Women Who Had their Work Stolen From Them by Men

Women Who Had their Work Stolen From Them by Men

Alli - November 15, 2021

Women Who Had their Work Stolen From Them by Men
Lizzie Magie. Wikimedia.

Elizabeth Magie: Monopoly

Elizabeth “Lizzie” Magie is one of the countless women whose contributions were minimized, largely ignored, or in some cases, deliberately erased. And with Monopoly, understanding the story of its true inventor provides a fascinating window into not only one woman’s life and times, but how the game that sits in many closets isn’t necessarily what we thought it was. In the 1930s, Parker Brothers introduced the game Monopoly to American families. The game made a millionaire out of an unemployed heater salesman named Charles Darrow.
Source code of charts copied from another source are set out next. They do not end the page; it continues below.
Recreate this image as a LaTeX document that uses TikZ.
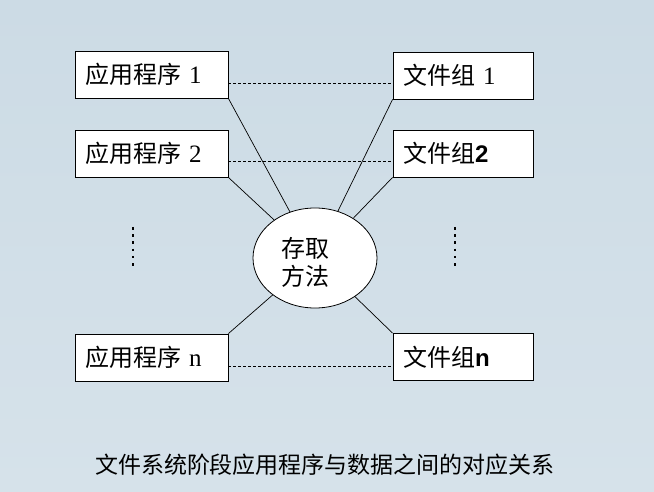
\documentclass[tikz,border=0pt]{standalone}
\usepackage{fontspec}
\setmainfont{Liberation Serif}
\newfontfamily\cjk{Noto Sans CJK SC}
\newfontfamily\arialb{Liberation Sans}
\usetikzlibrary{shapes.geometric}

\definecolor{fondo}{RGB}{204,219,229}
\definecolor{fondoclaro}{RGB}{214,226,234}

\tikzset{
    caja/.style={draw, fill=white, line width=0.8pt, minimum height=47pt,
        inner xsep=10pt, inner ysep=0pt, align=left, font=\cjk\fontsize{24}{27}\selectfont},
    cajaapp/.style={caja, minimum width=153pt, text width=133pt},
    cajaarch/.style={caja, minimum width=140pt, text width=120pt},
    enlace/.style={line width=0.7pt},
    guion/.style={line width=0.7pt, dash pattern=on 3pt off 2pt},
    puntos/.style={line width=2.6pt, dash pattern=on 2.6pt off 4.6pt}
}

\begin{document}
\begin{tikzpicture}[x=1pt, y=-1pt]

        % ===============================
        % Fondo y marco
        % ===============================
        \shade[top color=fondo, bottom color=fondoclaro] (0,0) rectangle (654,492);
        \useasboundingbox (0,0) rectangle (654,492);

        % ===============================
        % Programas de aplicación
        % ===============================
        \node[cajaapp] (app1) at (151.5,74.5)  {应用程序 {\rmfamily\fontsize{25}{27}\selectfont 1}};
        \node[cajaapp] (app2) at (151.5,153.5) {应用程序 {\rmfamily\fontsize{25}{27}\selectfont 2}};
        \node[cajaapp] (appn) at (151.5,357.5) {应用程序 {\rmfamily\fontsize{25}{27}\selectfont n}};

        % ===============================
        % Grupos de archivos
        % ===============================
        \node[cajaarch] (arch1) at (463,75.5)  {文件组 {\rmfamily\fontsize{25}{27}\selectfont 1}};
        \node[cajaarch] (arch2) at (463,153.5) {文件组{\arialb\bfseries 2}};
        \node[cajaarch] (archn) at (463,357)   {文件组{\arialb\bfseries n}};

        % Método de acceso
        \node[ellipse, draw, fill=white, line width=0.8pt, minimum width=124pt,
            minimum height=100pt, inner sep=0pt] (acceso) at (315,258) {};
        \node[align=center, font=\cjk\fontsize{24}{28}\selectfont] (acceso-texto)
            at (305,262) {存取\\方法};

        % ===============================
        % Conexiones
        % ===============================
        \foreach \n in {app1.south east, app2.south east, appn.north east,
                arch1.south west, arch2.south west, archn.north west}{
                \draw[enlace] (\n) -- (acceso);
            }

        \draw[guion] (app1.east |- 0,83)  -- (arch1.west |- 0,83);
        \draw[guion] (app2.east |- 0,161) -- (arch2.west |- 0,161);
        \draw[guion] (appn.east |- 0,366) -- (archn.west |- 0,366);

        % Puntos suspensivos
        \coordinate (susp1a) at (133,227);
        \coordinate (susp1b) at (133,268);
        \coordinate (susp2a) at (455,227);
        \coordinate (susp2b) at (455,268);
        \draw[puntos] (susp1a) -- (susp1b);
        \draw[puntos] (susp2a) -- (susp2b);

        % ===============================
        % Leyenda
        % ===============================
        \node[font=\cjk\fontsize{23}{25}\selectfont] (leyenda) at (325,465)
            {文件系统阶段应用程序与数据之间的对应关系};

    \end{tikzpicture}
\end{document}
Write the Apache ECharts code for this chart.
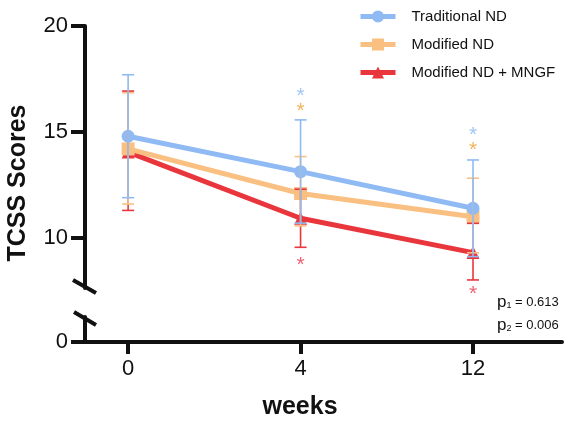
<!DOCTYPE html>
<html>
<head>
<meta charset="utf-8">
<script src="https://cdn.jsdelivr.net/npm/echarts@6/dist/echarts.min.js"></script>
<style>
  html, body { margin: 0; padding: 0; background: #fff; }
  #chart { width: 567px; height: 427px; }
</style>
</head>
<body>
<div id="chart"></div>
<script>
const weeks = ["0", "4", "12"];
const seriesNames = ["Traditional ND", "Modified ND", "Modified ND + MNGF"];

// mean and SD bar ends, one value per week
const traditionalMean = [14.8, 13.13, 11.4];
const traditionalLow = [11.9, 10.7, 9.12];
const traditionalHigh = [17.7, 15.57, 13.68];
const modifiedMean = [14.2, 12.1, 11.0];
const modifiedLow = [11.6, 10.57, 9.3];
const modifiedHigh = [16.85, 13.84, 12.82];
const mngfMean = [14.05, 10.93, 9.31];
const mngfLow = [11.3, 9.56, 8.02];
const mngfHigh = [16.93, 12.3, 10.69];

// significance asterisks: [week index, score]
const traditionalStars = [[1, 16.84], [2, 14.97]];
const modifiedStars = [[1, 16.13], [2, 14.28]];
const mngfStars = [[1, 8.87], [2, 7.47]];

const yTicks = [10, 15, 20];
const yBottomTicks = [0];
const pValues = ["0.613", "0.006"];

const FONT = "'Liberation Sans', Arial, sans-serif";
const INK = "#111111";
const BLUE = "#8fbaf3";
const ORANGE = "#f9c082";
const RED = "#e8363c";
const STAR_BLUE = "#8ab6f2";
const STAR_ORANGE = "#efa035";
const STAR_RED = "#e83a4c";

const X_MIN = -0.25;
const X_MAX = 2.516;

const axisLineStyle = { color: INK, width: 4 };

function meanLine(name, values, color, symbol, z) {
  return {
    type: "line",
    name,
    xAxisIndex: 0,
    yAxisIndex: 0,
    z,
    data: values.map((v, i) => [i, v]),
    symbol,
    symbolSize: 13,
    lineStyle: { color, width: 5 },
    itemStyle: { color },
    animation: false,
  };
}

function errorBars(name, low, high, color, z) {
  return {
    type: "custom",
    name: name + " SD",
    xAxisIndex: 0,
    yAxisIndex: 0,
    z,
    silent: true,
    animation: false,
    data: low.map((l, i) => [i, l, high[i]]),
    encode: { x: 0, y: [1, 2] },
    renderItem: (params, api) => {
      const lo = api.coord([api.value(0), api.value(1)]);
      const hi = api.coord([api.value(0), api.value(2)]);
      const w = 6;
      const style = { stroke: color, lineWidth: 1.6 };
      return {
        type: "group",
        children: [
          { type: "line", shape: { x1: hi[0], y1: hi[1], x2: lo[0], y2: lo[1] }, style },
          { type: "line", shape: { x1: hi[0] - w, y1: hi[1], x2: hi[0] + w, y2: hi[1] }, style },
          { type: "line", shape: { x1: lo[0] - w, y1: lo[1], x2: lo[0] + w, y2: lo[1] }, style },
        ],
      };
    },
  };
}

function stars(name, data, color) {
  return {
    type: "scatter",
    name,
    xAxisIndex: 0,
    yAxisIndex: 0,
    z: 10,
    clip: false,
    silent: true,
    animation: false,
    data,
    symbolSize: 1,
    itemStyle: { color: "transparent" },
    label: {
      show: true,
      position: "inside",
      formatter: "*",
      color,
      fontSize: 21,
      fontFamily: FONT,
      offset: [0, 3],
    },
  };
}

const chart = echarts.init(document.getElementById("chart"), null, { renderer: "canvas" });

chart.setOption({
  backgroundColor: "#ffffff",
  animation: false,
  textStyle: { fontFamily: FONT },
  grid: [
    { left: 85, right: 5, top: 26, bottom: 139 },
    { left: 85, right: 5, top: 317, bottom: 85 },
  ],
  legend: {
    data: seriesNames,
    orient: "vertical",
    left: 358,
    top: 9,
    padding: 0,
    itemWidth: 35,
    itemHeight: 15,
    itemGap: 13,
    lineStyle: { width: 5 },
    textStyle: { fontSize: 15, color: INK, fontFamily: FONT, padding: [0, 0, 0, 11] },
  },
  xAxis: [
    { gridIndex: 0, type: "value", min: X_MIN, max: X_MAX, show: false },
    {
      gridIndex: 1,
      type: "value",
      min: X_MIN,
      max: X_MAX,
      axisLine: { show: true, onZero: false, lineStyle: axisLineStyle },
      axisTick: { show: true, customValues: [0, 1, 2], length: 12, lineStyle: axisLineStyle },
      axisLabel: {
        customValues: [0, 1, 2],
        formatter: (v) => weeks[Math.round(v)],
        fontSize: 22,
        color: INK,
        margin: 16,
        fontFamily: FONT,
      },
      splitLine: { show: false },
    },
  ],
  yAxis: [
    {
      gridIndex: 0,
      type: "value",
      min: 7.64,
      max: 20,
      axisLine: { show: true, onZero: false, lineStyle: axisLineStyle },
      axisTick: { show: true, customValues: yTicks, length: 14, lineStyle: axisLineStyle },
      axisLabel: { customValues: yTicks, fontSize: 22, color: INK, margin: 17, fontFamily: FONT },
      splitLine: { show: false },
    },
    {
      gridIndex: 1,
      type: "value",
      min: 0,
      max: 1.2,
      axisLine: { show: true, onZero: false, lineStyle: axisLineStyle },
      axisTick: { show: true, customValues: yBottomTicks, length: 14, lineStyle: axisLineStyle },
      axisLabel: { customValues: yBottomTicks, fontSize: 22, color: INK, margin: 17, fontFamily: FONT },
      splitLine: { show: false },
    },
  ],
  graphic: [
    {
      type: "text",
      x: 18,
      y: 183,
      rotation: Math.PI / 2,
      style: {
        text: "TCSS Scores",
        fontSize: 25,
        fontWeight: "bold",
        fontFamily: FONT,
        fill: INK,
        align: "center",
        verticalAlign: "middle",
      },
    },
    {
      type: "text",
      x: 300,
      y: 407,
      style: {
        text: "weeks",
        fontSize: 25,
        fontWeight: "bold",
        fontFamily: FONT,
        fill: INK,
        align: "center",
        verticalAlign: "middle",
      },
    },
    // axis break marks
    { type: "line", shape: { x1: 73, y1: 280, x2: 96, y2: 293 }, style: { stroke: INK, lineWidth: 4 } },
    { type: "line", shape: { x1: 74, y1: 312, x2: 96, y2: 325 }, style: { stroke: INK, lineWidth: 4 } },
    ...pValues.map((p, i) => ({
      type: "text",
      x: 497,
      y: 302 + i * 23,
      style: {
        text: "{p|p}{s|" + (i + 1) + "}{t| = " + p + "}",
        fontFamily: FONT,
        fill: INK,
        verticalAlign: "middle",
        rich: {
          p: { fontSize: 17, fontFamily: FONT, fill: INK },
          s: { fontSize: 9, fontFamily: FONT, fill: INK, verticalAlign: "bottom", padding: [5, 0, 0, 0] },
          t: { fontSize: 13, fontFamily: FONT, fill: INK },
        },
      },
    })),
  ],
  series: [
    meanLine(seriesNames[2], mngfMean, RED, "triangle", 3),
    meanLine(seriesNames[1], modifiedMean, ORANGE, "rect", 4),
    meanLine(seriesNames[0], traditionalMean, BLUE, "circle", 5),
    errorBars(seriesNames[2], mngfLow, mngfHigh, RED, 6),
    errorBars(seriesNames[1], modifiedLow, modifiedHigh, ORANGE, 7),
    errorBars(seriesNames[0], traditionalLow, traditionalHigh, BLUE, 8),
    stars("stars-traditional", traditionalStars, STAR_BLUE),
    stars("stars-modified", modifiedStars, STAR_ORANGE),
    stars("stars-mngf", mngfStars, STAR_RED),
  ],
});
</script>
</body>
</html>
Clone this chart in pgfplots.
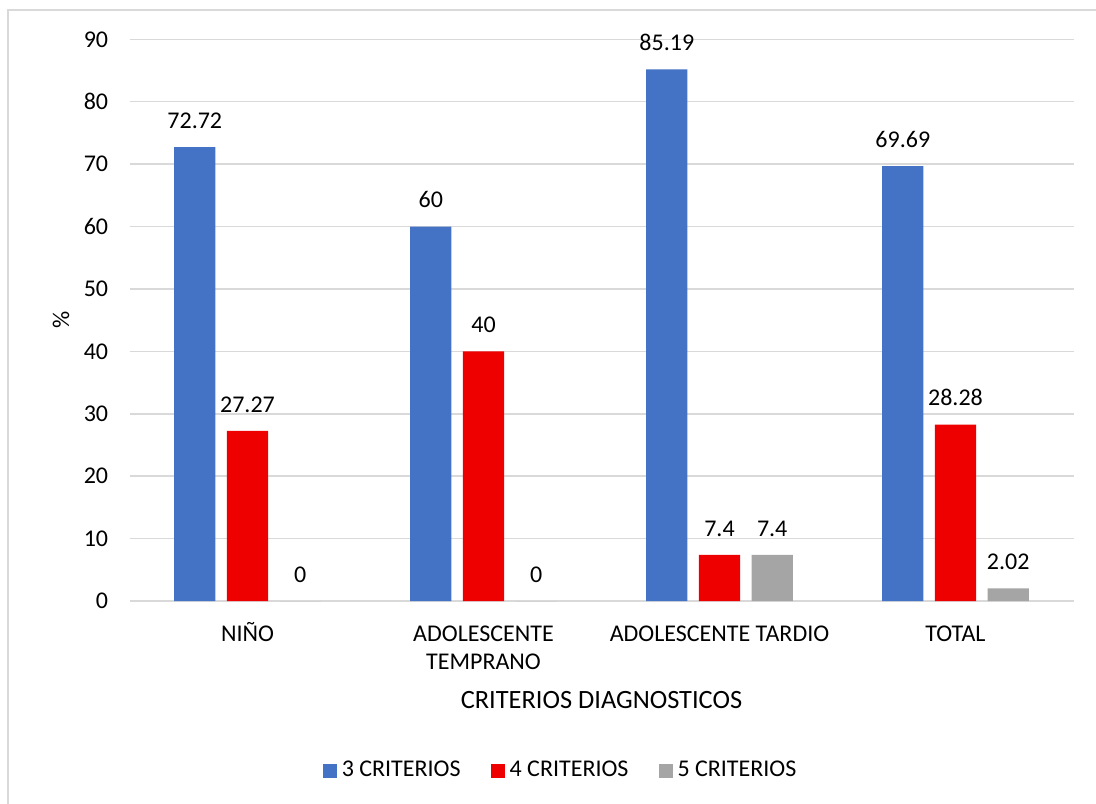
\documentclass[border=0pt]{standalone}
\usepackage{fontspec}
\setmainfont{Carlito}
\usepackage{pgfplots}
\pgfplotsset{compat=1.18}
\definecolor{cblue}{HTML}{4472C4}
\definecolor{cred}{HTML}{EE0000}
\definecolor{cgray}{HTML}{A5A5A5}
\definecolor{cgrid}{HTML}{D9D9D9}
\begin{document}
\fontsize{12}{14.4}\selectfont
\begin{tikzpicture}[font=\fontsize{12}{14.4}\selectfont]
\useasboundingbox (-64.75pt,-101pt) rectangle (483.25pt,300.5pt);
\draw[cgrid,line width=0.75pt] (-60.75pt,-110pt) -- (-60.75pt,295.5pt) -- (490pt,295.5pt);
\begin{axis}[
  at={(0,0)}, anchor=south west,
  scale only axis, width=472pt, height=280.85pt,
  xmin=-0.5, xmax=3.5, ymin=0, ymax=90,
  ybar=5.7pt, bar width=20.65pt,
  /pgf/number format/assume math mode=true,
  axis lines*=left,
  x axis line style={cgrid, line width=0.75pt},
  y axis line style={draw=none},
  tick style={draw=none},
  xtick={0,1,2,3},
  xticklabels={\strut NIÑO, \strut ADOLESCENTE\\TEMPRANO, \strut ADOLESCENTE TARDIO, \strut TOTAL},
  xticklabel style={align=center, anchor=north, inner sep=0pt, yshift=-5.5pt},
  ytick={0,10,...,90},
  yticklabel style={anchor=east, inner sep=0pt, xshift=-10.5pt},
  ymajorgrids, major grid style={cgrid, line width=0.75pt},
  xlabel={CRITERIOS DIAGNOSTICOS},
  xlabel style={at={(axis description cs:0.5,-0.1916)}, anchor=base, inner sep=0pt, font=\fontsize{13.2}{15.8}\selectfont},
  ylabel={\%},
  ylabel style={at={(axis description cs:-0.0725,0.5)}, anchor=center, rotate=0, inner sep=0pt},
  nodes near coords,
  nodes near coords style={inner sep=0pt, anchor=south, yshift=9pt, text=black},
  legend columns=3,
  legend style={at={(axis description cs:0.4556,-0.3025)}, anchor=center, draw=none, fill=none,
    inner sep=0pt, nodes={inner sep=0pt},
    /tikz/every odd column/.append style={column sep=2.5pt},
    /tikz/every even column/.append style={column sep=15pt}},
  every axis plot post/.append style={legend image code/.code={\fill[##1,draw=none] (0pt,-3.5pt) rectangle (7pt,3.5pt);}},
]
\addplot[fill=cblue, draw=none] coordinates {(0,72.72) (1,60) (2,85.19) (3,69.69)};
\addplot[fill=cred, draw=none] coordinates {(0,27.27) (1,40) (2,7.4) (3,28.28)};
\addplot[fill=cgray, draw=none] coordinates {(0,0) (1,0) (2,7.4) (3,2.02)};
\legend{3 CRITERIOS, 4 CRITERIOS, 5 CRITERIOS}
\end{axis}
\end{tikzpicture}
\end{document}
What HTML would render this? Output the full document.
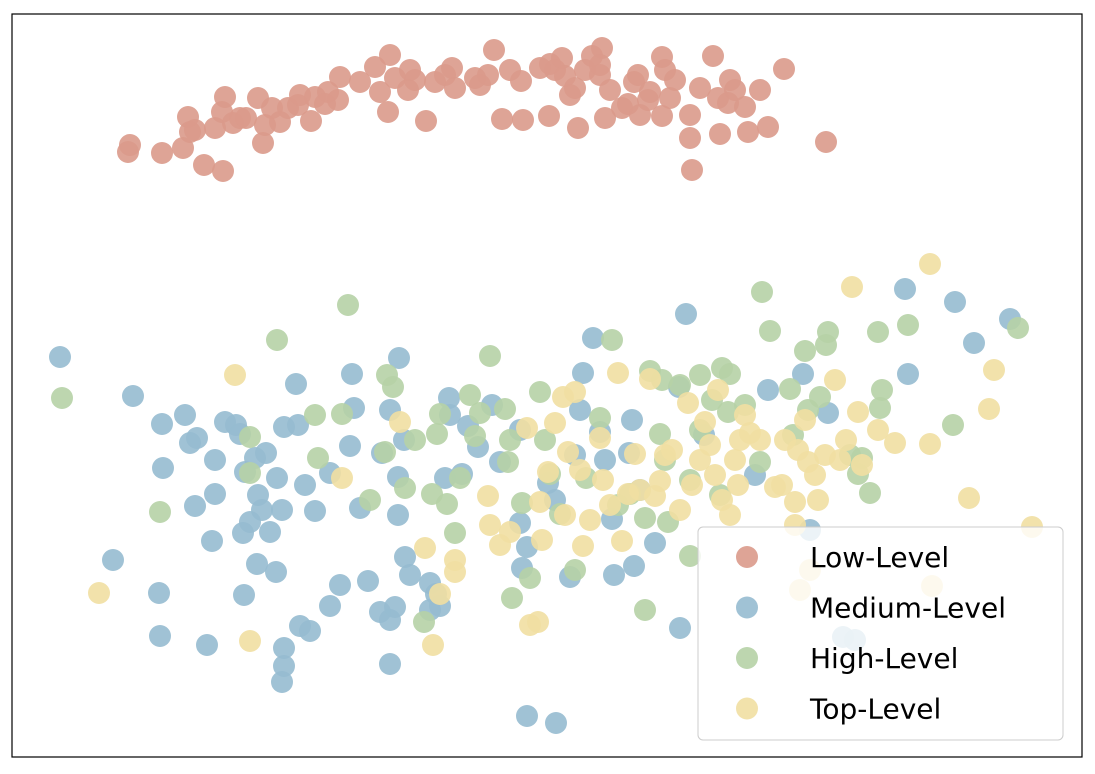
<!DOCTYPE html>
<html><head><meta charset="utf-8"><style>
body{margin:0;background:#fff;}
svg{display:block;font-family:"DejaVu Sans","Liberation Sans",sans-serif;}
</style></head><body>
<svg id="chart" width="1095" height="774">
<rect x="12" y="14" width="1070" height="743" fill="#fff" stroke="#000" stroke-width="1.2"/>
<g id="marks"></g>
<g id="legend">
<rect x="698" y="527" width="365" height="213" rx="5" fill="#fff" fill-opacity="0.8" stroke="#ccc"/>
</g>
</svg>
<script>
const seriesNames = ["Low-Level","Medium-Level","High-Level","Top-Level"];
const seriesColors = ["#da9a8b","#96bbd0","#b6d2a6","#f1df a2".replace(" ","")];
const lowX=[128,130,162,183,190,188,195,204,223,215,222,225,233,240,246,258,263,265,272,280,288,298,311,315,328,325,338,340,360,375,388,380,390,395,408,415,426,435,445,452,455,480,488,494,502,510,521,523,549,550,555,562,565,570,575,578,585,592,600,602,605,610,622,628,634,638,640,648,650,662,665,662,670,675,690,692,700,713,718,720,728,735,745,748,760,768,784,826,690,730,600,540,475,410,300];
const lowY=[152,145,153,148,132,117,130,165,171,128,112,97,123,118,118,98,143,125,108,122,108,105,121,97,92,104,100,77,82,67,112,92,55,78,90,80,121,82,75,68,88,85,75,50,119,70,81,120,116,64,70,58,76,95,88,128,70,56,75,48,118,90,108,104,82,75,115,100,92,57,70,116,98,80,138,170,88,56,98,134,103,90,107,132,90,127,69,142,115,80,65,68,78,70,95];
const medX=[60,133,162,185,190,197,163,215,225,236,245,240,255,266,258,262,250,243,212,215,195,277,282,270,284,298,296,305,315,330,350,354,352,360,382,390,399,398,404,398,405,410,430,445,449,450,462,468,478,492,500,520,520,522,527,548,555,570,575,580,583,593,600,605,612,629,632,640,614,634,655,686,679,680,704,755,768,803,828,905,908,955,974,1010,113,159,160,207,244,257,276,284,284,282,300,310,330,340,368,380,390,395,390,430,440,436,527,556,843,855,810];
const medY=[357,396,424,415,443,438,468,460,422,425,472,434,458,453,495,510,522,533,541,494,506,478,510,532,427,425,384,485,511,473,446,408,374,508,453,410,358,477,440,515,557,575,583,478,398,415,474,426,447,405,462,430,523,568,547,483,500,577,455,410,373,338,432,460,519,453,420,490,575,566,543,314,387,628,435,475,390,374,413,289,374,302,343,319,560,593,636,645,595,564,572,648,666,682,626,631,606,585,581,612,620,607,664,610,606,594,716,723,637,640,530];
const highX=[62,160,250,250,277,315,318,342,348,370,385,387,393,405,415,424,432,437,440,447,455,460,470,475,480,490,505,508,510,512,522,530,540,545,550,560,575,586,600,612,618,630,645,645,650,662,668,690,700,712,722,730,728,745,762,770,790,793,805,808,820,826,828,850,858,862,870,878,882,880,908,953,1018,690,700,760,660,665,720,680];
const highY=[398,512,437,473,340,415,458,414,305,500,452,375,387,488,440,622,494,434,414,504,533,478,395,436,413,356,409,462,440,598,503,578,392,440,474,514,570,478,418,340,505,494,518,610,371,380,522,556,375,400,368,374,412,405,292,331,389,435,351,410,397,345,332,455,474,458,493,332,390,408,325,425,328,480,430,462,434,460,495,385];
const topX=[99,235,250,342,400,425,433,440,455,455,488,490,500,510,527,530,538,540,542,548,555,563,565,568,575,580,583,590,600,603,610,618,622,628,635,640,650,655,660,665,672,680,688,692,700,705,710,715,718,722,730,735,738,740,745,750,760,775,782,785,795,795,798,805,808,815,818,825,835,840,846,852,858,862,878,895,930,930,969,989,994,1032,932,800,810];
const topY=[593,375,641,478,422,548,645,594,560,572,496,525,545,532,428,625,622,502,540,472,423,397,515,452,392,470,546,520,438,480,505,373,541,494,454,490,379,496,481,455,450,510,403,485,460,422,445,475,390,500,515,460,485,440,415,433,440,487,485,440,502,525,450,420,462,475,500,455,380,460,440,287,412,465,430,443,264,444,498,409,370,527,586,590,570];
const xDomain=[0,1095], yDomain=[0,774];
function xScale(v){return (v-xDomain[0])/(xDomain[1]-xDomain[0])*1095;}
function yScale(v){return (v-yDomain[0])/(yDomain[1]-yDomain[0])*774;}
const NS="http://www.w3.org/2000/svg";
const marks=document.getElementById('marks');
const allX=[lowX,medX,highX,topX], allY=[lowY,medY,highY,topY];
const slug=["low","medium","high","top"];
allX.forEach((xs,s)=>{
  const g=document.createElementNS(NS,'g');
  
  
  xs.forEach((xv,i)=>{
    const c=document.createElementNS(NS,'circle');
    c.setAttribute('cx',xScale(xv));
    c.setAttribute('cy',yScale(allY[s][i]));
    c.setAttribute('r',11);
    c.setAttribute('fill',seriesColors[s]);
    c.setAttribute('fill-opacity',0.9);
    
    
    g.appendChild(c);
  });
  marks.appendChild(g);
});
const legend=document.getElementById('legend');
seriesNames.forEach((n,i)=>{
  const y=557+i*50.5;
  const c=document.createElementNS(NS,'circle');
  c.setAttribute('cx',747);c.setAttribute('cy',y);c.setAttribute('r',11);
  c.setAttribute('fill',seriesColors[i]);c.setAttribute('fill-opacity',0.9);
  
  
  legend.appendChild(c);
  const t=document.createElementNS(NS,'text');
  t.setAttribute('x',810);t.setAttribute('y',y+10);
  t.setAttribute('font-size','28');t.setAttribute('fill','#000');
  t.textContent=n;
  
  
  legend.appendChild(t);
});
</script>
</body></html>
He became the first board-game millionaire and a symbol of the quirky unpredictability of the American Dream. The only problem: he didn’t invent the game. Some thirty years prior, a woman named Elizabeth Magie created “The Landlord’s Game.” Its intent was progressive in nature, designed to illustrate the evil of business monopolies. The game was prophetic, coming well in advance of the Great Depression.

Ironically, it was this catastrophic era that led to Darrow’s unemployment and his subsequent fascination with a game played by some of his Quaker friends in Atlantic City. Darrow would develop this exact variation of the Landlord’s Game into his pitch for Parker Brothers, including Atlantic City street names and places. Perversely, Darrow transformed Monopoly into a game that seems to celebrate dishonest business practices. On its way to retailing one of the most popular board games in history, Parker Brothers purchased Magie’s patent. The game’s original inventor would net a rough total of about $500 for her stroke of gaming genius. So is the sad fate of women in history.